* START SOURCE DATA *
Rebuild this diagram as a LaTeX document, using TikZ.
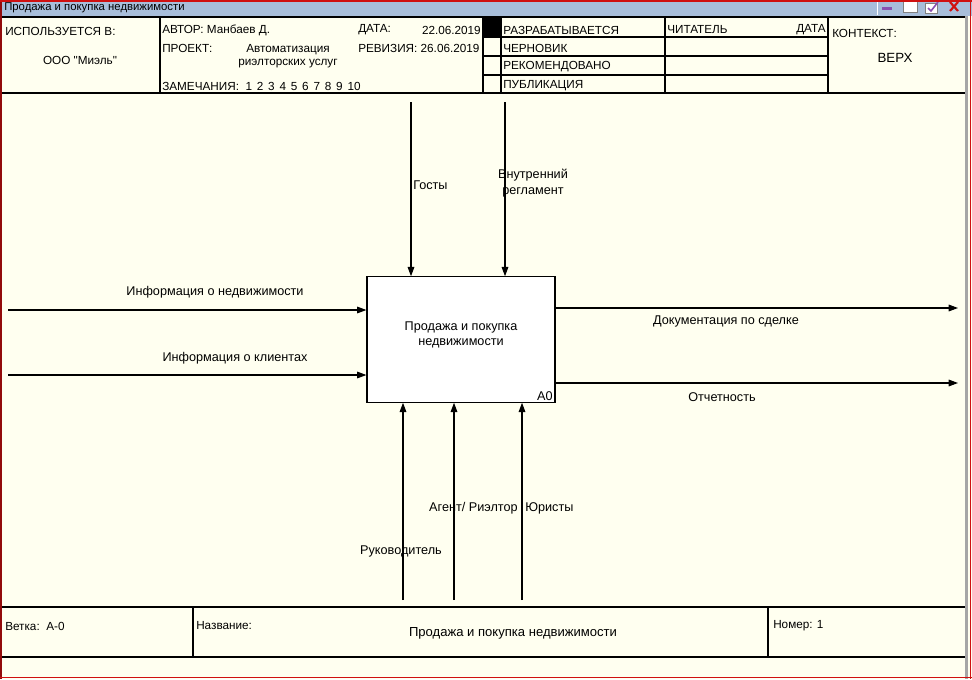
\documentclass[tikz,border=0pt]{standalone}
\usepackage{fontspec}
\setmainfont{Liberation Sans}[Ligatures=TeXOff]
\usetikzlibrary{arrows.meta}
\definecolor{paper}{HTML}{FFFFF0}
\definecolor{titlebar}{HTML}{A8BEDA}
\definecolor{winred}{HTML}{D01010}
\definecolor{iconviolet}{HTML}{8A50B0}
\newcommand{\numgap}{\hspace{3.6pt}}
\begin{document}
\begin{tikzpicture}[x=0.75pt,y=-0.75pt,
  frame/.style={line width=0.9pt},
  flow/.style={-{Triangle[length=7pt,width=5pt]},line width=0.8pt},
  lbl/.style={font=\fontsize{9.5}{11.5}\selectfont,inner sep=0pt,align=center},
  hdr/.style={font=\fontsize{8.8}{10}\selectfont,inner sep=0pt,anchor=west}]
\useasboundingbox (0,0) rectangle (972,679);
% window
\fill[paper] (0,0) rectangle (972,679);
\fill[titlebar] (0,0) rectangle (972,16);
\node[hdr,font=\fontsize{8.5}{9}\selectfont] (wintitle) at (4,7.5) {Продажа и покупка недвижимости};
\draw[white,line width=0.6pt] (877,1) -- (877,15);
\fill[iconviolet] (882,6.5) rectangle (892,9.5);
\draw[gray,fill=white] (903,1.5) rectangle (917,12);
\draw[gray,fill=white] (925,3) rectangle (937,13);
\draw[iconviolet,line width=1.2pt] (928,8) -- (931,11) -- (938,2);
\draw[winred,line width=1.6pt] (950,2) -- (958,11) (958,2) -- (950,11);
\draw[gray!70,line width=2.2pt] (966.5,16) -- (966.5,679);
\draw[winred!70!black,line width=1.6pt] (1,0) -- (1,679);
\draw[winred,line width=1.4pt] (0,0.7) -- (972,0.7) (970.5,0) -- (970.5,679) (0,677.5) -- (972,677.5);
% header
\draw[frame] (2,17) -- (965,17) (2,93) -- (965,93);
\draw[frame] (160,17) -- (160,93) (483,17) -- (483,93) (501,17) -- (501,93)
  (665,17) -- (665,93) (828,17) -- (828,93);
\draw[frame] (483,37) -- (828,37) (483,56) -- (828,56) (483,75) -- (828,75);
\fill (483,17) rectangle (501,37);
\node[hdr] (usedin) at (5,31) {ИСПОЛЬЗУЕТСЯ В:};
\node[hdr,anchor=center] (usedorg) at (80,60) {ООО "Миэль"};
\node[hdr] (author) at (162,30) {АВТОР: Манбаев Д.};
\node[hdr] (datelbl) at (358,30) {ДАТА:};
\node[hdr,anchor=east] (dateval) at (481,30) {22.06.2019};
\node[hdr] (project) at (162,48) {ПРОЕКТ:};
\node[hdr,anchor=center,align=center] (projname) at (288,56) {Автоматизация\\риэлторских услуг};
\node[hdr] (revision) at (358,48) {РЕВИЗИЯ: 26.06.2019};
\node[hdr] (notes) at (162,86) {ЗАМЕЧАНИЯ:\ \ 1\numgap 2\numgap 3\numgap 4\numgap 5\numgap 6\numgap 7\numgap 8\numgap 9\numgap 10};
\node[hdr] (working) at (503,30) {РАЗРАБАТЫВАЕТСЯ};
\node[hdr] (draft) at (503,48) {ЧЕРНОВИК};
\node[hdr] (recommended) at (503,67) {РЕКОМЕНДОВАНО};
\node[hdr] (publication) at (503,86) {ПУБЛИКАЦИЯ};
\node[hdr] (reader) at (667,30) {ЧИТАТЕЛЬ};
\node[hdr,anchor=east] (readerdate) at (826,30) {ДАТА};
\node[hdr] (context) at (832,33) {КОНТЕКСТ:};
\node[hdr,anchor=center,font=\fontsize{10}{11}\selectfont] (top) at (895,58) {ВЕРХ};
% footer
\draw[frame] (2,607) -- (965,607) (2,657) -- (965,657);
\draw[frame] (193,607) -- (193,657) (768,607) -- (768,657);
\node[hdr] (branch) at (5,626) {Ветка:\ \ А-0};
\node[hdr] (namelbl) at (196,626) {Название:};
\node[hdr,anchor=center,font=\fontsize{9.8}{11}\selectfont] (nameval) at (513,633) {Продажа и покупка недвижимости};
\node[hdr] (number) at (773,626) {Номер: 1};
% activity
\node[draw,frame,fill=white,minimum width=141pt,minimum height=94pt,inner sep=0pt] (A0box) at (461,339.5) {};
\node[lbl] (A0name) at (461,335) {Продажа и покупка\\недвижимости};
\node[lbl,anchor=south east] (A0code) at ([xshift=-2pt,yshift=1.5pt]A0box.south east) {A0};
% controls
\coordinate (gosttop) at (411,102);
\coordinate (regtop) at (505,102);
\draw[flow] (gosttop) -- (gosttop |- A0box.north);
\draw[flow] (regtop) -- (regtop |- A0box.north);
\node[lbl,anchor=west] (gost) at (413,185) {Госты};
\node[lbl] (reg) at (533,183) {Внутренний\\регламент};
% inputs
\coordinate (estatein) at (8,310);
\coordinate (clientin) at (8,375);
\draw[flow] (estatein) -- (estatein -| A0box.west);
\draw[flow] (clientin) -- (clientin -| A0box.west);
\node[lbl] (estate) at (215,292) {Информация о недвижимости};
\node[lbl] (client) at (235,358) {Информация о клиентах};
% outputs
\coordinate (docsout) at (958,308);
\coordinate (reportout) at (958,383);
\draw[flow] (A0box.east |- docsout) -- (docsout);
\draw[flow] (A0box.east |- reportout) -- (reportout);
\node[lbl] (docs) at (726,321) {Документация по сделке};
\node[lbl] (report) at (722,397) {Отчетность};
% mechanisms
\coordinate (headbot) at (403,600);
\coordinate (agentbot) at (454,600);
\coordinate (lawbot) at (522,600);
\draw[flow] (headbot) -- (headbot |- A0box.south);
\draw[flow] (agentbot) -- (agentbot |- A0box.south);
\draw[flow] (lawbot) -- (lawbot |- A0box.south);
\node[lbl] (head) at (401,551) {Руководитель};
\node[lbl,anchor=east] (agent) at (518,508) {Агент/ Риэлтор};
\node[lbl,anchor=west] (law) at (525,508) {Юристы};
\end{tikzpicture}
\end{document}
* END SOURCE DATA *
### [EXERCISE]
Could you repeat all of the material exactly? Pictures should not be copied.

### [RESULT OF THE EXERCISE]
Rebuild this diagram as a LaTeX document, using TikZ.
\documentclass[tikz,border=0pt]{standalone}
\usepackage{fontspec}
\setmainfont{Liberation Sans}[Ligatures=TeXOff]
\usetikzlibrary{arrows.meta}
\definecolor{paper}{HTML}{FFFFF0}
\definecolor{titlebar}{HTML}{A8BEDA}
\definecolor{winred}{HTML}{D01010}
\definecolor{iconviolet}{HTML}{8A50B0}
\newcommand{\numgap}{\hspace{3.6pt}}
\begin{document}
\begin{tikzpicture}[x=0.75pt,y=-0.75pt,
  frame/.style={line width=0.9pt},
  flow/.style={-{Triangle[length=7pt,width=5pt]},line width=0.8pt},
  lbl/.style={font=\fontsize{9.5}{11.5}\selectfont,inner sep=0pt,align=center},
  hdr/.style={font=\fontsize{8.8}{10}\selectfont,inner sep=0pt,anchor=west}]
\useasboundingbox (0,0) rectangle (972,679);
% window
\fill[paper] (0,0) rectangle (972,679);
\fill[titlebar] (0,0) rectangle (972,16);
\node[hdr,font=\fontsize{8.5}{9}\selectfont] (wintitle) at (4,7.5) {Продажа и покупка недвижимости};
\draw[white,line width=0.6pt] (877,1) -- (877,15);
\fill[iconviolet] (882,6.5) rectangle (892,9.5);
\draw[gray,fill=white] (903,1.5) rectangle (917,12);
\draw[gray,fill=white] (925,3) rectangle (937,13);
\draw[iconviolet,line width=1.2pt] (928,8) -- (931,11) -- (938,2);
\draw[winred,line width=1.6pt] (950,2) -- (958,11) (958,2) -- (950,11);
\draw[gray!70,line width=2.2pt] (966.5,16) -- (966.5,679);
\draw[winred!70!black,line width=1.6pt] (1,0) -- (1,679);
\draw[winred,line width=1.4pt] (0,0.7) -- (972,0.7) (970.5,0) -- (970.5,679) (0,677.5) -- (972,677.5);
% header
\draw[frame] (2,17) -- (965,17) (2,93) -- (965,93);
\draw[frame] (160,17) -- (160,93) (483,17) -- (483,93) (501,17) -- (501,93)
  (665,17) -- (665,93) (828,17) -- (828,93);
\draw[frame] (483,37) -- (828,37) (483,56) -- (828,56) (483,75) -- (828,75);
\fill (483,17) rectangle (501,37);
\node[hdr] (usedin) at (5,31) {ИСПОЛЬЗУЕТСЯ В:};
\node[hdr,anchor=center] (usedorg) at (80,60) {ООО "Миэль"};
\node[hdr] (author) at (162,30) {АВТОР: Манбаев Д.};
\node[hdr] (datelbl) at (358,30) {ДАТА:};
\node[hdr,anchor=east] (dateval) at (481,30) {22.06.2019};
\node[hdr] (project) at (162,48) {ПРОЕКТ:};
\node[hdr,anchor=center,align=center] (projname) at (288,56) {Автоматизация\\риэлторских услуг};
\node[hdr] (revision) at (358,48) {РЕВИЗИЯ: 26.06.2019};
\node[hdr] (notes) at (162,86) {ЗАМЕЧАНИЯ:\ \ 1\numgap 2\numgap 3\numgap 4\numgap 5\numgap 6\numgap 7\numgap 8\numgap 9\numgap 10};
\node[hdr] (working) at (503,30) {РАЗРАБАТЫВАЕТСЯ};
\node[hdr] (draft) at (503,48) {ЧЕРНОВИК};
\node[hdr] (recommended) at (503,67) {РЕКОМЕНДОВАНО};
\node[hdr] (publication) at (503,86) {ПУБЛИКАЦИЯ};
\node[hdr] (reader) at (667,30) {ЧИТАТЕЛЬ};
\node[hdr,anchor=east] (readerdate) at (826,30) {ДАТА};
\node[hdr] (context) at (832,33) {КОНТЕКСТ:};
\node[hdr,anchor=center,font=\fontsize{10}{11}\selectfont] (top) at (895,58) {ВЕРХ};
% footer
\draw[frame] (2,607) -- (965,607) (2,657) -- (965,657);
\draw[frame] (193,607) -- (193,657) (768,607) -- (768,657);
\node[hdr] (branch) at (5,626) {Ветка:\ \ А-0};
\node[hdr] (namelbl) at (196,626) {Название:};
\node[hdr,anchor=center,font=\fontsize{9.8}{11}\selectfont] (nameval) at (513,633) {Продажа и покупка недвижимости};
\node[hdr] (number) at (773,626) {Номер: 1};
% activity
\node[draw,frame,fill=white,minimum width=141pt,minimum height=94pt,inner sep=0pt] (A0box) at (461,339.5) {};
\node[lbl] (A0name) at (461,335) {Продажа и покупка\\недвижимости};
\node[lbl,anchor=south east] (A0code) at ([xshift=-2pt,yshift=1.5pt]A0box.south east) {A0};
% controls
\coordinate (gosttop) at (411,102);
\coordinate (regtop) at (505,102);
\draw[flow] (gosttop) -- (gosttop |- A0box.north);
\draw[flow] (regtop) -- (regtop |- A0box.north);
\node[lbl,anchor=west] (gost) at (413,185) {Госты};
\node[lbl] (reg) at (533,183) {Внутренний\\регламент};
% inputs
\coordinate (estatein) at (8,310);
\coordinate (clientin) at (8,375);
\draw[flow] (estatein) -- (estatein -| A0box.west);
\draw[flow] (clientin) -- (clientin -| A0box.west);
\node[lbl] (estate) at (215,292) {Информация о недвижимости};
\node[lbl] (client) at (235,358) {Информация о клиентах};
% outputs
\coordinate (docsout) at (958,308);
\coordinate (reportout) at (958,383);
\draw[flow] (A0box.east |- docsout) -- (docsout);
\draw[flow] (A0box.east |- reportout) -- (reportout);
\node[lbl] (docs) at (726,321) {Документация по сделке};
\node[lbl] (report) at (722,397) {Отчетность};
% mechanisms
\coordinate (headbot) at (403,600);
\coordinate (agentbot) at (454,600);
\coordinate (lawbot) at (522,600);
\draw[flow] (headbot) -- (headbot |- A0box.south);
\draw[flow] (agentbot) -- (agentbot |- A0box.south);
\draw[flow] (lawbot) -- (lawbot |- A0box.south);
\node[lbl] (head) at (401,551) {Руководитель};
\node[lbl,anchor=east] (agent) at (518,508) {Агент/ Риэлтор};
\node[lbl,anchor=west] (law) at (525,508) {Юристы};
\end{tikzpicture}
\end{document}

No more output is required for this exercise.